──────── DATA LINES
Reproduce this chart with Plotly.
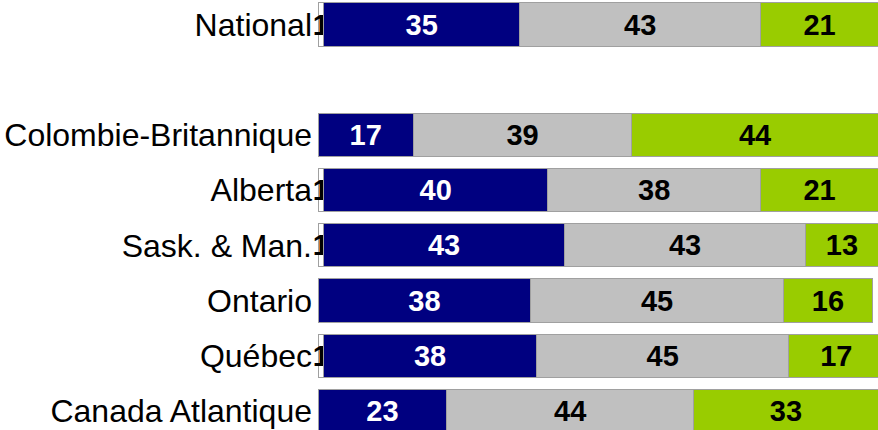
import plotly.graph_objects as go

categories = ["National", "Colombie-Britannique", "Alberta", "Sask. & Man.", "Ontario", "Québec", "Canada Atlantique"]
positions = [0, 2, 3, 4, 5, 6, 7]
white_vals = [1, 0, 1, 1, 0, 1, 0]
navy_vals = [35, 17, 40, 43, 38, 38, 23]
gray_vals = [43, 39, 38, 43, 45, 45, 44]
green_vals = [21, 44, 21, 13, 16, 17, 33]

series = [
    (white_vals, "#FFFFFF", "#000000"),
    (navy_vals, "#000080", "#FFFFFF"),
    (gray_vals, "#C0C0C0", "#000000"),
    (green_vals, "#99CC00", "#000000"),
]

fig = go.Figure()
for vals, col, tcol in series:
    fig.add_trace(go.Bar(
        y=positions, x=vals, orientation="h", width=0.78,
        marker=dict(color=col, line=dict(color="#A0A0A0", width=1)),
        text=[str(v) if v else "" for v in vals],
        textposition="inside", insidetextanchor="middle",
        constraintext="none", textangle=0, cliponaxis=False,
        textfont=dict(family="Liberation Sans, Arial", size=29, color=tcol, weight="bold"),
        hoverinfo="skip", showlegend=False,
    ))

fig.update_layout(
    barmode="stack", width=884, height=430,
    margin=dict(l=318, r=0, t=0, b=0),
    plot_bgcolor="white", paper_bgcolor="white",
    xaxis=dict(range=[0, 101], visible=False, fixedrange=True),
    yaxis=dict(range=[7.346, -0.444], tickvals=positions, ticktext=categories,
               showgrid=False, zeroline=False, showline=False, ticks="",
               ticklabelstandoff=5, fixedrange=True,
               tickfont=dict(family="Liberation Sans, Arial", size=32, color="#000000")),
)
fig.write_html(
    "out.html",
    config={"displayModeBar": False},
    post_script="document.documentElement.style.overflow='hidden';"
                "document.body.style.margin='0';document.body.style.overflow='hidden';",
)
────────────────
──────── DATA LINES
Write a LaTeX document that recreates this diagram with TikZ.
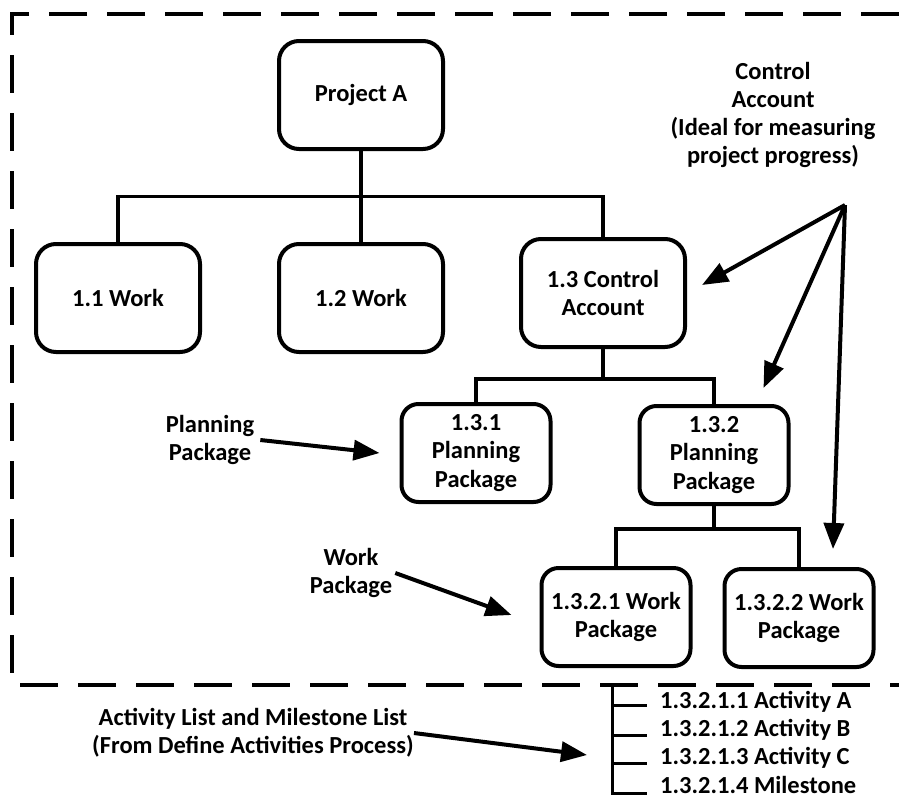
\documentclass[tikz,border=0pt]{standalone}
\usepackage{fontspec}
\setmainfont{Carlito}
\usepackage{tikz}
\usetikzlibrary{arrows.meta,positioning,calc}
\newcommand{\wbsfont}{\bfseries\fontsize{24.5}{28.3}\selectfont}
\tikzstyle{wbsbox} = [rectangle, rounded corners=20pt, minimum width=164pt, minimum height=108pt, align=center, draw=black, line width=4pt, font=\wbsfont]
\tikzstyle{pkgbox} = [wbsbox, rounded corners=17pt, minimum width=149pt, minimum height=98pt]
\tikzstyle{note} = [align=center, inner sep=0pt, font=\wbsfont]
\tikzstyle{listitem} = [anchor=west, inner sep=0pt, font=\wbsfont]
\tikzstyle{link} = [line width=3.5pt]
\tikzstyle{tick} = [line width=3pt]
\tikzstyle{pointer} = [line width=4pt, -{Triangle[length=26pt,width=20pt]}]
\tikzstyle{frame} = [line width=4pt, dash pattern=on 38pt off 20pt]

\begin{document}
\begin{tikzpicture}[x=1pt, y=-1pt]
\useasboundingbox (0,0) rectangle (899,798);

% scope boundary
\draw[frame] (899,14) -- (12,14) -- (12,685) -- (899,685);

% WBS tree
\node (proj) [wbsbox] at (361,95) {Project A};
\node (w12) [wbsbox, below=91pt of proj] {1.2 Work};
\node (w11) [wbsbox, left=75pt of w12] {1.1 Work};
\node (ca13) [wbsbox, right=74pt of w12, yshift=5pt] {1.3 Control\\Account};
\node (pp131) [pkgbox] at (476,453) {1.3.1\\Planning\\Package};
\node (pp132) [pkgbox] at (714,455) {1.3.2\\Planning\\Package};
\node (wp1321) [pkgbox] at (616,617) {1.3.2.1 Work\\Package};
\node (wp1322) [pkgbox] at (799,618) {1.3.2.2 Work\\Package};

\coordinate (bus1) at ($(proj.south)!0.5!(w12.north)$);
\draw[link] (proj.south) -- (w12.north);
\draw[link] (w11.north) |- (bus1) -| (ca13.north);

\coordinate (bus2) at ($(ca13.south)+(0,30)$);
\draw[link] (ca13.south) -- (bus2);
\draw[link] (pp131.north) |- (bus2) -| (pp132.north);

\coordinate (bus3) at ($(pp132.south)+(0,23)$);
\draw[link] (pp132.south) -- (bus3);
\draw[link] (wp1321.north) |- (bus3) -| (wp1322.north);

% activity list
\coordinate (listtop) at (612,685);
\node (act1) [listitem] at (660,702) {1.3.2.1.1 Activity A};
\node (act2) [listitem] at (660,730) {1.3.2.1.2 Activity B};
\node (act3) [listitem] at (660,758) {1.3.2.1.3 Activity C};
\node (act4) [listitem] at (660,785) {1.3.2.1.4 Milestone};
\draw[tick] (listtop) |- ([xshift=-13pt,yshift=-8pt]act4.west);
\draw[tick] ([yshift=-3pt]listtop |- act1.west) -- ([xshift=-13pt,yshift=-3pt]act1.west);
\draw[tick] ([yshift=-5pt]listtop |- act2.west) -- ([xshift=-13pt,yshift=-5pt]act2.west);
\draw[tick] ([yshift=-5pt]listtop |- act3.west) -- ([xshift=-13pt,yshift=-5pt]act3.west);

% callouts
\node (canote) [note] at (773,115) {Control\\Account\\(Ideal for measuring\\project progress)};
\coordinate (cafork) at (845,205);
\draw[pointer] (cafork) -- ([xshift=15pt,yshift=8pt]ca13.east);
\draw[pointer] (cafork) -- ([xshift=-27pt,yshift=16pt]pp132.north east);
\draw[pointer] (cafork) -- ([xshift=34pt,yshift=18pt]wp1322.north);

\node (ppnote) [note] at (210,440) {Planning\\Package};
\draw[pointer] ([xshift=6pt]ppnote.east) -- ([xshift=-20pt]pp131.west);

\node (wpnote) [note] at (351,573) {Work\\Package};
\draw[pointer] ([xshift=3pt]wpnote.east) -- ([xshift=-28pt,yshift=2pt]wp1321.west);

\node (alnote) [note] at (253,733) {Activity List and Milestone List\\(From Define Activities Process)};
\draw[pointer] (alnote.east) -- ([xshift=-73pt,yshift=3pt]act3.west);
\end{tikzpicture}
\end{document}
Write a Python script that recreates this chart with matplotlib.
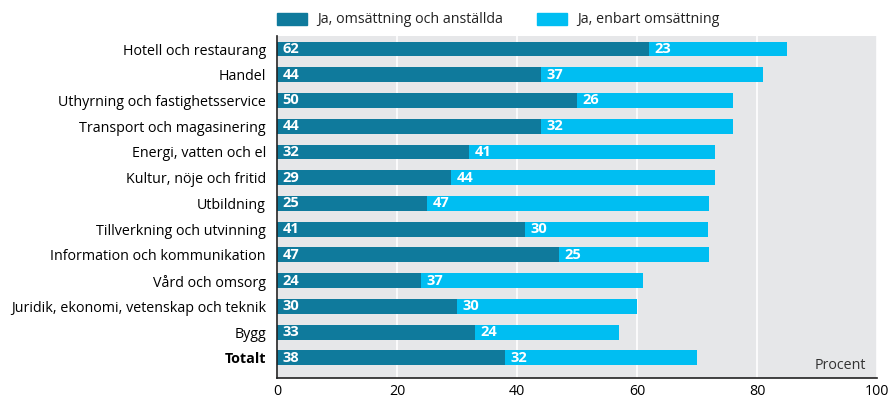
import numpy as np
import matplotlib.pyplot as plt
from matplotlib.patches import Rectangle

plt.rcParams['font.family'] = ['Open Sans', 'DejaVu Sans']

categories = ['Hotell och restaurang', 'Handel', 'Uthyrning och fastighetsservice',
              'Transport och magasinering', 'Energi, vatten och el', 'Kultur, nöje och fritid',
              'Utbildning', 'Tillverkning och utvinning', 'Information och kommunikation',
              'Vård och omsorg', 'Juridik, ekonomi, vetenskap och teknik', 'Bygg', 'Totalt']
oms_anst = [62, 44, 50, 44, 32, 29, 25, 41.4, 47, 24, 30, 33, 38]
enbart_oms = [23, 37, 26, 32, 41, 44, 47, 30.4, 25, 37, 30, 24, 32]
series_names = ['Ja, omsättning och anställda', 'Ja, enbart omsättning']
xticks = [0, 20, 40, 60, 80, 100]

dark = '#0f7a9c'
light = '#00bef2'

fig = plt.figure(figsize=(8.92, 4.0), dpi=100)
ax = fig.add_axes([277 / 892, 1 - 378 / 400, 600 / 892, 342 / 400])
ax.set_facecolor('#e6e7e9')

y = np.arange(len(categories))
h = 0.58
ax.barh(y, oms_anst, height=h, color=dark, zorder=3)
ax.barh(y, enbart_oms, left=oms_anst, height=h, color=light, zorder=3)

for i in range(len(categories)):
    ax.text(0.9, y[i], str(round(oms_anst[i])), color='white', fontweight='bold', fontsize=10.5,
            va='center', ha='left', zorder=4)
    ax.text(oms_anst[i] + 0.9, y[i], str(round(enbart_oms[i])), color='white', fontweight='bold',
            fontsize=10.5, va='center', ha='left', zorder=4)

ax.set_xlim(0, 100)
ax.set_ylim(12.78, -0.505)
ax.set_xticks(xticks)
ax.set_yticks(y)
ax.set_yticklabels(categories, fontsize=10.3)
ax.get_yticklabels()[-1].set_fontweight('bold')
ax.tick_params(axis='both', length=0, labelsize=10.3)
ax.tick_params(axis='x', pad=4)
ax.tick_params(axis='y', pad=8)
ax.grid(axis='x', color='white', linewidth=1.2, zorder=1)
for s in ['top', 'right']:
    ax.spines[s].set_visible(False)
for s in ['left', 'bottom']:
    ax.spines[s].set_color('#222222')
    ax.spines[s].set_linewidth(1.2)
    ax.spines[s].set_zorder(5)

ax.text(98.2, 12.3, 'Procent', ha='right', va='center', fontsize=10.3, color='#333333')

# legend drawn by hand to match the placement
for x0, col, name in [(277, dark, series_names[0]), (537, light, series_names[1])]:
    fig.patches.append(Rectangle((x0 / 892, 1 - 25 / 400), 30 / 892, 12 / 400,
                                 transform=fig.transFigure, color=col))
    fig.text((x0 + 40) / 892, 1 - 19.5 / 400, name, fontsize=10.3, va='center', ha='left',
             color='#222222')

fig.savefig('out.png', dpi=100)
────────────────
──────── DATA LINES
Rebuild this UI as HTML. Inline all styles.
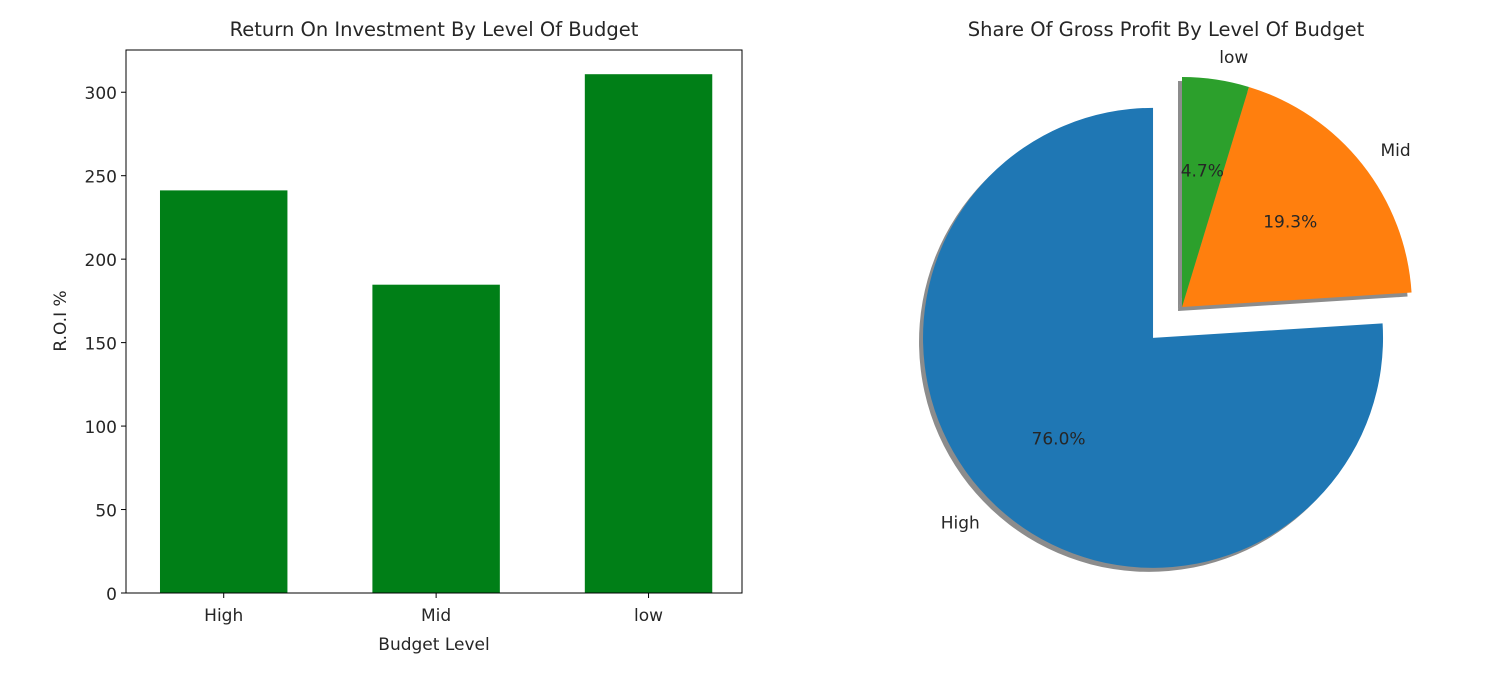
────────────────
OBJECTIVE:
Copy out every line from the material above in which the word "matplotlib" appears.

TASK RESPONSE:
Write a Python script that recreates this chart with matplotlib.
import matplotlib.pyplot as plt
from matplotlib.patches import Rectangle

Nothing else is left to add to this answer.